Yvon Lambert (born 1955-03-09) is a Luxembourg photographer who has both worked as a freelance photojournalist and completed a number of international reportages on societal issues.
After studying photography in Brussels in the 1980s, Lambert worked as a freelance photographer. In 1990 and 1991, he spent long periods in Naples under the framework of Pépinières européennes pour jeunes artistes in support of young artists. This led to his first book: Naples, un hiver (1993). From 1993, he travelled to several Central European countries. In 1995, under the project: D'est en ouest, chemins de terre et d'Europe (From east to west, roads through Europe's farmlands) organized by the Centre Georges Pompidou in Paris, he was responsible for photographing rural scenes in Romania. His work was subsequently presented at the Pompidou Centre.[1] The same year, participating in the Grand Prix de la Ville de Vevey, he received the Prix du Grand Format for his Histoires de Frontières.[2]
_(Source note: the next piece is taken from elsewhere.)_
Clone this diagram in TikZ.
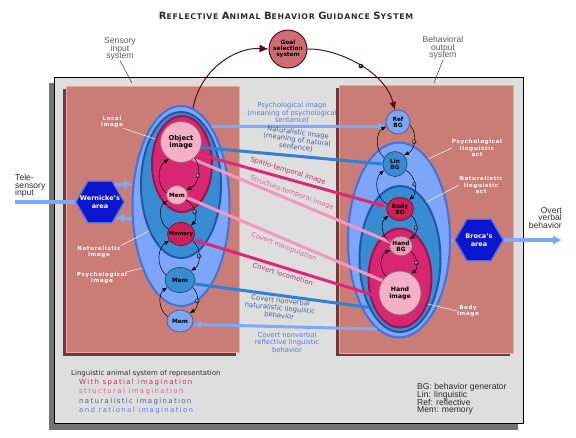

In Luxembourg, he also published reportages on the last days of a steel production plant and on the decline of Luxembourg's mining district (2000). Other projects he has completed include Derniers feux (1998), Retours de Roumanie. Photographies 1992–2003 (2004), and Brennweiten der Begegnung (2005).[3]
In the autumn of 2004, Lambert spent five weeks in New York photographing life in the city streets. This led to an exhibition presented by the Luxembourg authorities at the Maison du Luxembourg à New York titled Chroniques New-Yorkaises.[4]